* START *

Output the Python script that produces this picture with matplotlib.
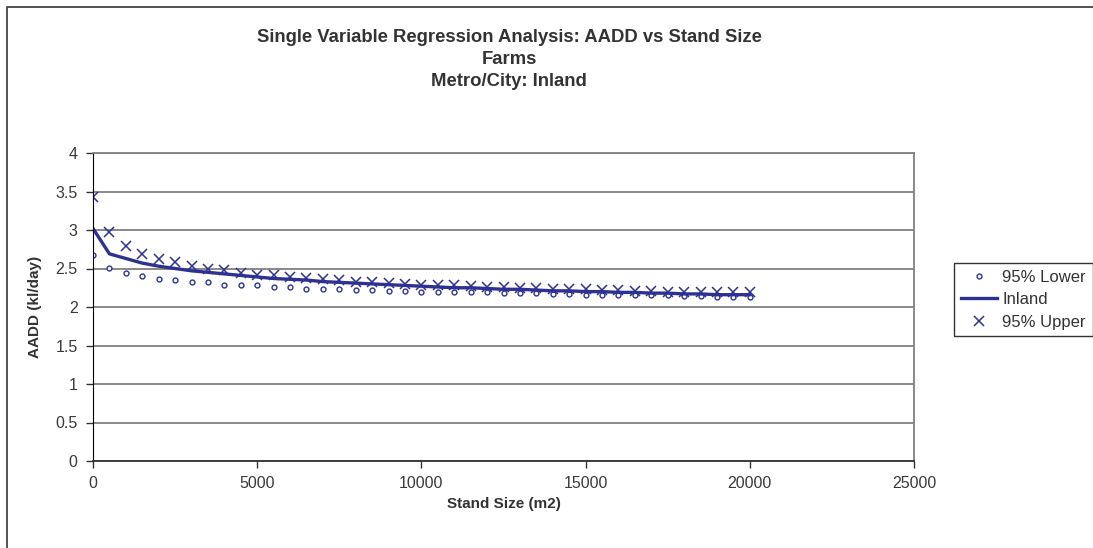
import numpy as np
import matplotlib
matplotlib.use("Agg")
import matplotlib.pyplot as plt
from matplotlib.lines import Line2D

plt.rcParams['font.family'] = ['Liberation Sans', 'DejaVu Sans']

# stand size (m2), one point every 500
stand_size = np.arange(0, 20001, 500)

upper = [3.43, 2.97, 2.79, 2.69, 2.62, 2.58, 2.53, 2.50, 2.48, 2.44,
         2.42, 2.41, 2.39, 2.38, 2.36, 2.35, 2.33, 2.32, 2.31, 2.30,
         2.29, 2.28, 2.28, 2.27, 2.26, 2.26, 2.25, 2.25, 2.24, 2.23,
         2.23, 2.22, 2.22, 2.21, 2.21, 2.20, 2.20, 2.20, 2.19, 2.19, 2.19]
lower = [2.68, 2.51, 2.44, 2.40, 2.36, 2.35, 2.33, 2.32, 2.29, 2.29,
         2.28, 2.26, 2.26, 2.24, 2.24, 2.24, 2.22, 2.22, 2.21, 2.21,
         2.20, 2.20, 2.19, 2.19, 2.19, 2.18, 2.18, 2.18, 2.17, 2.17,
         2.16, 2.16, 2.16, 2.15, 2.15, 2.15, 2.14, 2.14, 2.13, 2.13, 2.13]
inland = [3.02, 2.69, 2.63, 2.57, 2.53, 2.50, 2.47, 2.45, 2.43, 2.41,
          2.39, 2.37, 2.36, 2.35, 2.33, 2.32, 2.31, 2.30, 2.29, 2.28,
          2.27, 2.26, 2.25, 2.25, 2.24, 2.23, 2.23, 2.22, 2.21, 2.21,
          2.20, 2.20, 2.19, 2.19, 2.18, 2.18, 2.17, 2.17, 2.16, 2.16, 2.16]

x_ticks = [0, 5000, 10000, 15000, 20000, 25000]
y_ticks = [0, 0.5, 1, 1.5, 2, 2.5, 3, 3.5, 4]

navy = '#2e3192'
txt = '#333333'

fig = plt.figure(figsize=(10.93, 5.48), dpi=100)
ax = fig.add_axes([93/1093, 1 - 461/548, (914 - 93)/1093, (461 - 153)/548])

# outer chart border: only left and top edges are visible in the image
x0, y0 = 7/1093, 1 - 7/548
fig.lines.append(Line2D([x0, x0, 1.0], [0.0, y0, y0], transform=fig.transFigure,
                        color='#444444', linewidth=1.3))

ax.plot(stand_size, lower, linestyle='none', marker='o', markersize=3.5,
        markerfacecolor='white', markeredgecolor=navy, markeredgewidth=1.0, label='95% Lower')
ax.plot(stand_size, inland, color=navy, linewidth=2.4, label='Inland')
ax.plot(stand_size, upper, linestyle='none', marker='x', markersize=7.5,
        markeredgecolor=navy, markeredgewidth=1.1, label='95% Upper')

ax.set_xlim(0, 25000)
ax.set_ylim(0, 4)
ax.set_xticks(x_ticks)
ax.set_xticklabels([str(v) for v in x_ticks])
ax.set_yticks(y_ticks)
ax.set_yticklabels(['%g' % v for v in y_ticks])
ax.tick_params(labelsize=11.5, labelcolor='#3a3a3a', colors='#333333',
               length=5, width=1, direction='out', pad=6)
ax.yaxis.grid(True, color='#808080', linewidth=1.3)
ax.set_axisbelow(True)

for side in ['top', 'right']:
    ax.spines[side].set_color('#808080')
    ax.spines[side].set_linewidth(1.3)
ax.spines['left'].set_color('black')
ax.spines['bottom'].set_color('#333333')
ax.spines['bottom'].set_linewidth(1.3)

ax.set_xlabel('Stand Size (m2)', fontsize=11, fontweight='bold', color=txt, labelpad=4)
ax.set_ylabel('AADD (kl/day)', fontsize=11, fontweight='bold', color=txt, labelpad=10)

title_lines = ['Single Variable Regression Analysis: AADD vs Stand Size',
               'Farms', 'Metro/City: Inland']
for line, ypix in zip(title_lines, [37, 60, 82]):
    fig.text(509/1093, 1 - ypix/548, line, ha='center', va='center',
             fontsize=13.3, fontweight='bold', color=txt)

leg = ax.legend(loc='upper left', bbox_to_anchor=(954/1093, 1 - 263/548),
                bbox_transform=fig.transFigure, fontsize=12, frameon=True, fancybox=False,
                borderaxespad=0, handlelength=2.2, handletextpad=0.3, labelspacing=0.45,
                borderpad=0.4)
leg.get_frame().set_edgecolor('black')
leg.get_frame().set_linewidth(1.0)
for t in leg.get_texts():
    t.set_color(txt)

fig.savefig('out.png', dpi=100)
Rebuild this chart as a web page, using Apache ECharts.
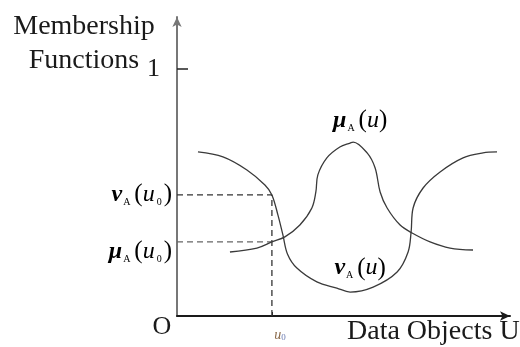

* END *

The records above should be reproduced exactly, with no pictures included.

Output the Python script that produces this picture with matplotlib.
import numpy as np
import matplotlib
matplotlib.use("Agg")
import matplotlib.pyplot as plt
from matplotlib.lines import Line2D

plt.rcParams['font.family'] = ['Liberation Sans', 'DejaVu Sans']

# stand size (m2), one point every 500
stand_size = np.arange(0, 20001, 500)

upper = [3.43, 2.97, 2.79, 2.69, 2.62, 2.58, 2.53, 2.50, 2.48, 2.44,
         2.42, 2.41, 2.39, 2.38, 2.36, 2.35, 2.33, 2.32, 2.31, 2.30,
         2.29, 2.28, 2.28, 2.27, 2.26, 2.26, 2.25, 2.25, 2.24, 2.23,
         2.23, 2.22, 2.22, 2.21, 2.21, 2.20, 2.20, 2.20, 2.19, 2.19, 2.19]
lower = [2.68, 2.51, 2.44, 2.40, 2.36, 2.35, 2.33, 2.32, 2.29, 2.29,
         2.28, 2.26, 2.26, 2.24, 2.24, 2.24, 2.22, 2.22, 2.21, 2.21,
         2.20, 2.20, 2.19, 2.19, 2.19, 2.18, 2.18, 2.18, 2.17, 2.17,
         2.16, 2.16, 2.16, 2.15, 2.15, 2.15, 2.14, 2.14, 2.13, 2.13, 2.13]
inland = [3.02, 2.69, 2.63, 2.57, 2.53, 2.50, 2.47, 2.45, 2.43, 2.41,
          2.39, 2.37, 2.36, 2.35, 2.33, 2.32, 2.31, 2.30, 2.29, 2.28,
          2.27, 2.26, 2.25, 2.25, 2.24, 2.23, 2.23, 2.22, 2.21, 2.21,
          2.20, 2.20, 2.19, 2.19, 2.18, 2.18, 2.17, 2.17, 2.16, 2.16, 2.16]

x_ticks = [0, 5000, 10000, 15000, 20000, 25000]
y_ticks = [0, 0.5, 1, 1.5, 2, 2.5, 3, 3.5, 4]

navy = '#2e3192'
txt = '#333333'

fig = plt.figure(figsize=(10.93, 5.48), dpi=100)
ax = fig.add_axes([93/1093, 1 - 461/548, (914 - 93)/1093, (461 - 153)/548])

# outer chart border: only left and top edges are visible in the image
x0, y0 = 7/1093, 1 - 7/548
fig.lines.append(Line2D([x0, x0, 1.0], [0.0, y0, y0], transform=fig.transFigure,
                        color='#444444', linewidth=1.3))

ax.plot(stand_size, lower, linestyle='none', marker='o', markersize=3.5,
        markerfacecolor='white', markeredgecolor=navy, markeredgewidth=1.0, label='95% Lower')
ax.plot(stand_size, inland, color=navy, linewidth=2.4, label='Inland')
ax.plot(stand_size, upper, linestyle='none', marker='x', markersize=7.5,
        markeredgecolor=navy, markeredgewidth=1.1, label='95% Upper')

ax.set_xlim(0, 25000)
ax.set_ylim(0, 4)
ax.set_xticks(x_ticks)
ax.set_xticklabels([str(v) for v in x_ticks])
ax.set_yticks(y_ticks)
ax.set_yticklabels(['%g' % v for v in y_ticks])
ax.tick_params(labelsize=11.5, labelcolor='#3a3a3a', colors='#333333',
               length=5, width=1, direction='out', pad=6)
ax.yaxis.grid(True, color='#808080', linewidth=1.3)
ax.set_axisbelow(True)

for side in ['top', 'right']:
    ax.spines[side].set_color('#808080')
    ax.spines[side].set_linewidth(1.3)
ax.spines['left'].set_color('black')
ax.spines['bottom'].set_color('#333333')
ax.spines['bottom'].set_linewidth(1.3)

ax.set_xlabel('Stand Size (m2)', fontsize=11, fontweight='bold', color=txt, labelpad=4)
ax.set_ylabel('AADD (kl/day)', fontsize=11, fontweight='bold', color=txt, labelpad=10)

title_lines = ['Single Variable Regression Analysis: AADD vs Stand Size',
               'Farms', 'Metro/City: Inland']
for line, ypix in zip(title_lines, [37, 60, 82]):
    fig.text(509/1093, 1 - ypix/548, line, ha='center', va='center',
             fontsize=13.3, fontweight='bold', color=txt)

leg = ax.legend(loc='upper left', bbox_to_anchor=(954/1093, 1 - 263/548),
                bbox_transform=fig.transFigure, fontsize=12, frameon=True, fancybox=False,
                borderaxespad=0, handlelength=2.2, handletextpad=0.3, labelspacing=0.45,
                borderpad=0.4)
leg.get_frame().set_edgecolor('black')
leg.get_frame().set_linewidth(1.0)
for t in leg.get_texts():
    t.set_color(txt)

fig.savefig('out.png', dpi=100)
Rebuild this chart as a web page, using Apache ECharts.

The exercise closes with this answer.